The WNBA just changed its own game. And the business world should pay attention to how it happened.

After 17 months of intense negotiations, the WNBA and the Women's National Basketball Players Association reached a landmark agreement on a new seven year collective bargaining agreement. According to the official announcement from the WNBA, the deal runs from 2026 through 2032 and has been ratified by both the players and the league's Board of Governors, ensuring the 2026 season tips off on schedule May 8.

The numbers are historic. According to ESPN's full breakdown of the new deal, the salary cap jumps from $1.5 million in 2025 to $7 million in 2026. The average player salary rises from $120,000 to around $583,000. The minimum salary, which was $66,079 last year, will now start at $270,000 and go up to $300,000 based on years of service. The supermax, which was $249,244 in 2025, now starts at $1.4 million.

These are not incremental raises. They are transformational shifts in the economics of women's professional sports. According to CBS Sports' detailed explainer, the league projects more than $1 billion in total player salaries and benefits over the seven year agreement.

Beyond salaries, the deal includes the first comprehensive revenue sharing model in women's professional sports history, fully funded charter air travel for all players, upgraded team facilities standards, and recognition payments for retired players who helped build the league. As Cronkite News reported, the new CBA lifts the entire league rather than just enriching its stars, with minimum salary players seeing some of the most dramatic percentage increases of anyone in the deal.

The league is also growing fast. Two new franchises, the Toronto Tempo and Portland Fire, launch in 2026, with franchises in Cleveland, Detroit, and Philadelphia still to come. The regular season expands to 50 games in 2027 and 52 by 2029.

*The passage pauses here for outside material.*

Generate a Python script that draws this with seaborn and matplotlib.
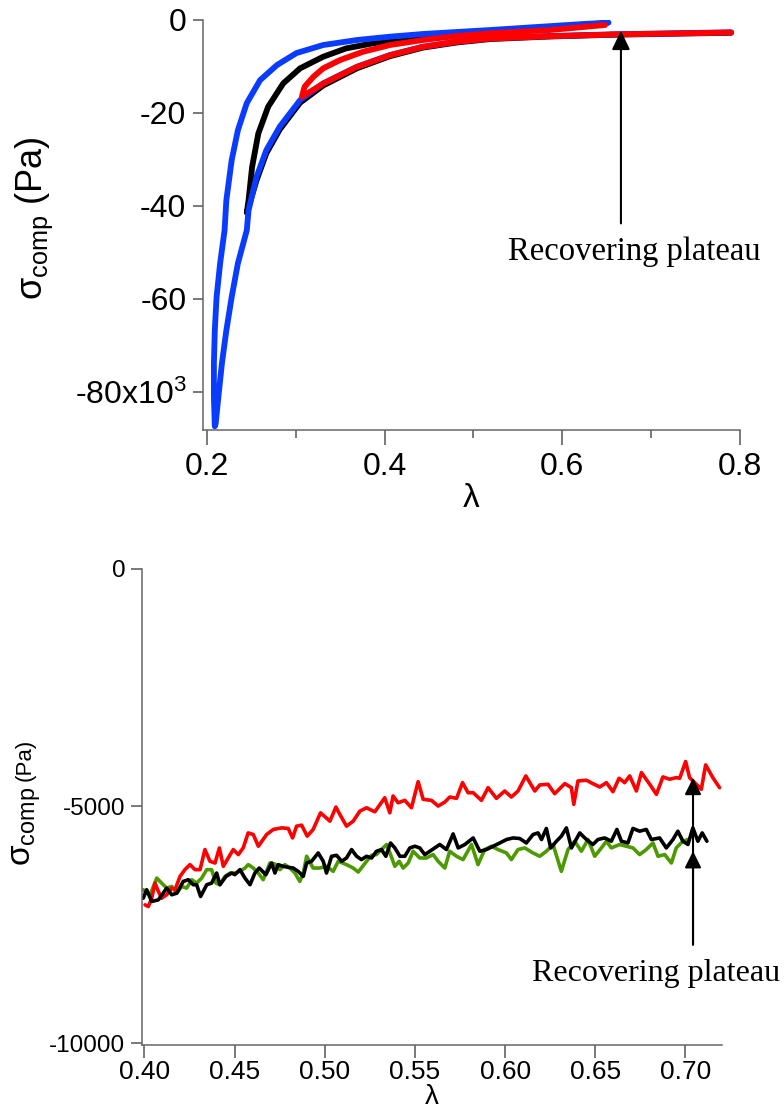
import matplotlib
matplotlib.use('Agg')
import matplotlib.pyplot as plt
import seaborn as sns
import pandas as pd

# ---- top panel: full compression cycles (lambda, sigma in Pa) ----
blue_lam = [0.790, 0.661, 0.586, 0.519, 0.481, 0.443, 0.406, 0.369, 0.331, 0.305,
            0.282, 0.267, 0.256, 0.247, 0.245, 0.235, 0.228, 0.222, 0.217, 0.213,
            0.210, 0.209, 0.208, 0.208, 0.209, 0.211, 0.215, 0.220, 0.222, 0.228,
            0.235, 0.245, 0.260, 0.279, 0.301, 0.331, 0.369, 0.406, 0.443, 0.519,
            0.549, 0.624, 0.652]
blue_sig = [-2650, -3080, -3450, -3950, -4680, -5760, -7550, -10070, -13650, -17250,
            -23000, -28030, -33780, -40960, -45280, -52390, -59660, -66840, -73950, -81220,
            -86890, -87500, -81220, -73950, -66840, -59660, -52390, -45280, -38810, -30180,
            -23720, -17890, -12940, -9700, -7110, -5390, -4310, -3600, -3020, -2160,
            -1790, -860, -580]

black_lam = [0.790, 0.661, 0.586, 0.519, 0.481, 0.443, 0.406, 0.369, 0.331, 0.305,
             0.282, 0.267, 0.256, 0.245, 0.247, 0.251, 0.258, 0.269, 0.286, 0.305,
             0.331, 0.357, 0.387, 0.443, 0.519, 0.586, 0.651]
black_sig = [-2750, -3150, -3550, -4100, -4850, -5950, -7800, -10400, -14100, -17800,
             -23600, -28700, -34500, -41500, -38810, -31630, -24430, -18690, -13650, -10410,
             -7910, -6100, -5020, -3950, -2590, -1830, -580]

red_lam = [0.790, 0.661, 0.586, 0.519, 0.481, 0.443, 0.406, 0.369, 0.331, 0.307,
           0.310, 0.320, 0.331, 0.350, 0.376, 0.406, 0.443, 0.481, 0.519, 0.586, 0.648]
red_sig = [-2700, -3100, -3500, -4000, -4700, -5800, -7600, -10100, -13700, -16540,
           -14380, -12220, -10410, -8620, -6830, -5390, -4310, -3450, -2870, -2160, -1080]

top_xticks = [0.2, 0.4, 0.6, 0.8]
top_xminor = [0.3, 0.5, 0.7]
top_yticks = [0, -20000, -40000, -60000, -80000]
top_ylabels = ['0', '-20', '-40', '-60', '-80x10$^{3}$']

# ---- bottom panel: zoom on the recovering plateau ----
r_lam = [0.4004, 0.4022, 0.4041, 0.4059, 0.4078, 0.4096, 0.4124, 0.4152, 0.4170, 0.4198,
         0.4225, 0.4253, 0.4281, 0.4309, 0.4336, 0.4364, 0.4392, 0.4416, 0.4438, 0.4465,
         0.4493, 0.4521, 0.4548, 0.4576, 0.4604, 0.4632, 0.4678, 0.4715, 0.4761, 0.4798,
         0.4822, 0.4844, 0.4872, 0.4903, 0.4936, 0.4977, 0.5029, 0.5062, 0.5084, 0.5121,
         0.5158, 0.5195, 0.5232, 0.5278, 0.5333, 0.5361, 0.5379, 0.5407, 0.5444, 0.5481,
         0.5518, 0.5546, 0.5592, 0.5629, 0.5666, 0.5693, 0.5731, 0.5764, 0.5795, 0.5823,
         0.5869, 0.5906, 0.5952, 0.5998, 0.6035, 0.6072, 0.6115, 0.6165, 0.6192, 0.6238,
         0.6275, 0.6331, 0.6368, 0.6381, 0.6404, 0.6451, 0.6487, 0.6525, 0.6562, 0.6598,
         0.6632, 0.6663, 0.6691, 0.6728, 0.6756, 0.6802, 0.6839, 0.6875, 0.6912, 0.6949,
         0.6968, 0.7001, 0.7023, 0.7088, 0.7112, 0.7152, 0.7189]
r_sig = [-7084, -7120, -6944, -6626, -6802, -6944, -6872, -6732, -6766, -6484,
         -6342, -6236, -6342, -6342, -5918, -6166, -6202, -5884, -6272, -6096,
         -5918, -6024, -5884, -5567, -5601, -5848, -5601, -5494, -5461, -5473,
         -5673, -5425, -5403, -5636, -5494, -5143, -5319, -5022, -5177, -5425,
         -5319, -5107, -5037, -5122, -4825, -5143, -4789, -4931, -4880, -5037,
         -4486, -4859, -4880, -5001, -4916, -4810, -4838, -4507, -4719, -4719,
         -4880, -4613, -4838, -4683, -4810, -4683, -4365, -4683, -4556, -4541,
         -4740, -4528, -4613, -4965, -4471, -4456, -4528, -4598, -4507, -4698,
         -4414, -4507, -4365, -4683, -4295, -4541, -4753, -4386, -4435, -4401,
         -4414, -4062, -4401, -4647, -4132, -4401, -4613]

g_lam = [0.3994, 0.4032, 0.4069, 0.4096, 0.4124, 0.4152, 0.4180, 0.4207, 0.4235, 0.4263,
         0.4290, 0.4318, 0.4346, 0.4373, 0.4397, 0.4419, 0.4447, 0.4475, 0.4502, 0.4530,
         0.4558, 0.4576, 0.4604, 0.4632, 0.4659, 0.4696, 0.4724, 0.4752, 0.4779, 0.4807,
         0.4835, 0.4862, 0.4881, 0.4900, 0.4936, 0.4973, 0.5010, 0.5047, 0.5075, 0.5121,
         0.5158, 0.5186, 0.5232, 0.5260, 0.5287, 0.5315, 0.5343, 0.5365, 0.5389, 0.5413,
         0.5435, 0.5463, 0.5490, 0.5527, 0.5564, 0.5601, 0.5629, 0.5666, 0.5693, 0.5731,
         0.5767, 0.5814, 0.5850, 0.5887, 0.5925, 0.5961, 0.6008, 0.6035, 0.6072, 0.6109,
         0.6155, 0.6192, 0.6229, 0.6266, 0.6312, 0.6349, 0.6386, 0.6423, 0.6460, 0.6497,
         0.6534, 0.6562, 0.6589, 0.6635, 0.6672, 0.6709, 0.6746, 0.6783, 0.6820, 0.6848,
         0.6885, 0.6922, 0.6949, 0.6986, 0.7014]
g_sig = [-6766, -6872, -6520, -6626, -6732, -6696, -6838, -6696, -6732, -6554,
         -6626, -6520, -6342, -6342, -6626, -6660, -6484, -6414, -6414, -6378,
         -6308, -6236, -6308, -6414, -6554, -6202, -6223, -6342, -6236, -6308,
         -6414, -6590, -6414, -6060, -6308, -6308, -6272, -6378, -6166, -6236,
         -6308, -6393, -6166, -6039, -6024, -5918, -5812, -6024, -6272, -6166,
         -6308, -6202, -5954, -6096, -6096, -6024, -6166, -6308, -5954, -6060,
         -6130, -5812, -6236, -5918, -5848, -5918, -5990, -6130, -5918, -5884,
         -5990, -6060, -5954, -5812, -6378, -5918, -5742, -5954, -5706, -6060,
         -5884, -5742, -5884, -5812, -5848, -5884, -6024, -5918, -5779, -6060,
         -6024, -6202, -5884, -5742, -5706]

k_lam = [0.3994, 0.4013, 0.4041, 0.4078, 0.4124, 0.4152, 0.4180, 0.4216, 0.4244, 0.4271,
         0.4290, 0.4312, 0.4346, 0.4373, 0.4401, 0.4419, 0.4453, 0.4484, 0.4502, 0.4530,
         0.4558, 0.4586, 0.4613, 0.4637, 0.4674, 0.4706, 0.4724, 0.4742, 0.4770, 0.4798,
         0.4825, 0.4853, 0.4881, 0.4900, 0.4927, 0.4964, 0.4992, 0.5010, 0.5038, 0.5066,
         0.5094, 0.5121, 0.5149, 0.5177, 0.5204, 0.5232, 0.5260, 0.5287, 0.5315, 0.5339,
         0.5365, 0.5389, 0.5417, 0.5444, 0.5472, 0.5500, 0.5527, 0.5555, 0.5583, 0.5610,
         0.5638, 0.5675, 0.5712, 0.5740, 0.5777, 0.5823, 0.5860, 0.5897, 0.5934, 0.5971,
         0.6008, 0.6044, 0.6081, 0.6118, 0.6155, 0.6183, 0.6202, 0.6229, 0.6253, 0.6285,
         0.6312, 0.6340, 0.6368, 0.6414, 0.6451, 0.6487, 0.6515, 0.6552, 0.6589, 0.6620,
         0.6645, 0.6681, 0.6709, 0.6746, 0.6783, 0.6811, 0.6857, 0.6894, 0.6931, 0.6958,
         0.6986, 0.7014, 0.7041, 0.7069, 0.7093, 0.7119]
k_sig = [-6944, -6766, -7014, -6978, -6732, -6872, -6838, -6590, -6554, -6660,
         -6660, -6908, -6660, -6626, -6414, -6660, -6484, -6414, -6448, -6342,
         -6520, -6660, -6414, -6308, -6448, -6202, -6414, -6236, -6272, -6293,
         -6308, -6378, -6484, -6202, -6166, -5990, -6166, -6414, -6060, -6039,
         -6166, -6096, -5918, -6060, -6130, -6060, -6096, -5954, -5918, -6060,
         -5779, -5884, -6060, -6060, -5884, -5848, -5884, -6024, -5954, -5884,
         -5812, -5918, -5588, -5884, -5812, -5673, -5954, -5918, -5848, -5779,
         -5706, -5673, -5685, -5779, -5601, -5567, -5706, -5473, -5884, -5742,
         -5636, -5461, -5884, -5567, -5706, -5812, -5706, -5673, -5742, -5494,
         -5742, -5779, -5473, -5531, -5494, -5706, -5673, -5884, -5706, -5531,
         -5742, -5812, -5461, -5742, -5567, -5742]

bot_xticks = [0.40, 0.45, 0.50, 0.55, 0.60, 0.65, 0.70]
bot_yticks = [0, -5000, -10000]

BLUE = '#0a3cff'
RED = '#ff0000'
GREEN = '#4c9a00'
SPINE = '#666666'

sns.set_style('ticks')
plt.rcParams['font.family'] = ['Liberation Sans', 'DejaVu Sans']
plt.rcParams['mathtext.fontset'] = 'custom'
plt.rcParams['mathtext.rm'] = 'Liberation Sans'
plt.rcParams['mathtext.it'] = 'Liberation Sans:italic'
plt.rcParams['axes.edgecolor'] = SPINE
plt.rcParams['axes.linewidth'] = 1.1
plt.rcParams['text.color'] = 'black'
plt.rcParams['axes.labelcolor'] = 'black'

fig = plt.figure(figsize=(7.84, 11.17), dpi=100)
ax1 = fig.add_axes([0.2589, 0.6150, 0.6850, 0.3671])
ax2 = fig.add_axes([0.1811, 0.0645, 0.7392, 0.4261])

# top panel
for lam, sig, col in [(black_lam, black_sig, 'black'), (blue_lam, blue_sig, BLUE),
                      (red_lam, red_sig, RED)]:
    df = pd.DataFrame({'lam': lam, 'sig': sig})
    sns.lineplot(data=df, x='lam', y='sig', sort=False, estimator=None,
                 color=col, lw=4.2, ax=ax1)

ax1.set_xlim(0.1957, 0.8)
ax1.set_ylim(-88300, 0)
ax1.set_xticks(top_xticks)
ax1.set_xticklabels([str(t) for t in top_xticks])
ax1.set_xticks(top_xminor, minor=True)
ax1.set_yticks(top_yticks)
ax1.set_yticklabels(top_ylabels)
ax1.tick_params(axis='both', which='major', direction='out', width=1.1,
                color='#555555', labelcolor='black', labelsize=23, pad=5)
ax1.tick_params(axis='x', which='major', length=11)
ax1.tick_params(axis='x', which='minor', direction='out', length=6, width=1.1, color='#555555')
ax1.tick_params(axis='y', length=7)
ax1.set_xlabel('λ', fontsize=24)
ax1.set_ylabel(r'$\mathrm{\sigma}_{\mathrm{comp}}$ (Pa)', fontsize=26)
ax1.xaxis.set_label_coords(0.5, -0.13)
ax1.yaxis.set_label_coords(-0.276, 0.517)
ax1.annotate('', xy=(0.666, -2300), xytext=(0.666, -43800),
             arrowprops=dict(arrowstyle='-|>,head_length=1.15,head_width=0.55',
                             mutation_scale=10, color='black', lw=1.5,
                             shrinkA=0, shrinkB=0))
ax1.text(0.681, -50000, 'Recovering plateau', family='Liberation Serif',
         fontsize=23.5, ha='center', va='center', color='black')
sns.despine(ax=ax1)

# bottom panel
for lam, sig, col in [(g_lam, g_sig, GREEN), (r_lam, r_sig, RED), (k_lam, k_sig, 'black')]:
    df = pd.DataFrame({'lam': lam, 'sig': sig})
    sns.lineplot(data=df, x='lam', y='sig', sort=False, estimator=None,
                 color=col, lw=2.6, ax=ax2)

ax2.set_xlim(0.3987, 0.72)
ax2.set_ylim(-10040, 0)
ax2.set_xticks(bot_xticks)
ax2.set_xticklabels(['%.2f' % t for t in bot_xticks], fontsize=19)
ax2.set_yticks(bot_yticks)
ax2.set_yticklabels([str(t) for t in bot_yticks], fontsize=17.5)
ax2.tick_params(axis='both', direction='out', width=1.1, color='#555555',
                labelcolor='black', pad=4)
ax2.tick_params(axis='x', length=9, pad=2)
ax2.tick_params(axis='y', length=8)
ax2.set_xlabel('λ', fontsize=20)
ax2.xaxis.set_label_coords(0.5, -0.083)
ax2.set_ylabel('')
fig.text(31 / 784, 1 - 866 / 1117, r'$\mathrm{\sigma}_{\mathrm{comp}}$', rotation=90,
         rotation_mode='anchor', ha='left', va='baseline', fontsize=24)
fig.text(31 / 784, 1 - 781 / 1117, '(Pa)', rotation=90,
         rotation_mode='anchor', ha='left', va='baseline', fontsize=16)
for tip in [-4407, -5953]:
    ax2.annotate('', xy=(0.7042, tip), xytext=(0.7042, -7924),
                 arrowprops=dict(arrowstyle='-|>,head_length=1.0,head_width=0.5',
                                 mutation_scale=10, color='black', lw=1.5,
                                 shrinkA=0, shrinkB=0))
ax2.text(0.6835, -8540, 'Recovering plateau', family='Liberation Serif',
         fontsize=23, ha='center', va='center', color='black')
sns.despine(ax=ax2)

fig.savefig('out.png', dpi=100)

For DMV business owners and marketers, the Washington Mystics play right here in our backyard. A WNBA that pays players real, livable wages, attracts marquee talent, expands its schedule, and commands growing media attention is a league that is building a more serious, more loyal, and more engaged fan base every season. Sponsorship opportunities, game day business, and brand partnerships tied to the Mystics are going to carry more value in the years ahead than they did before this deal was signed.

The WNBA is no longer a league you invest in for charity. It is a league you invest in for returns.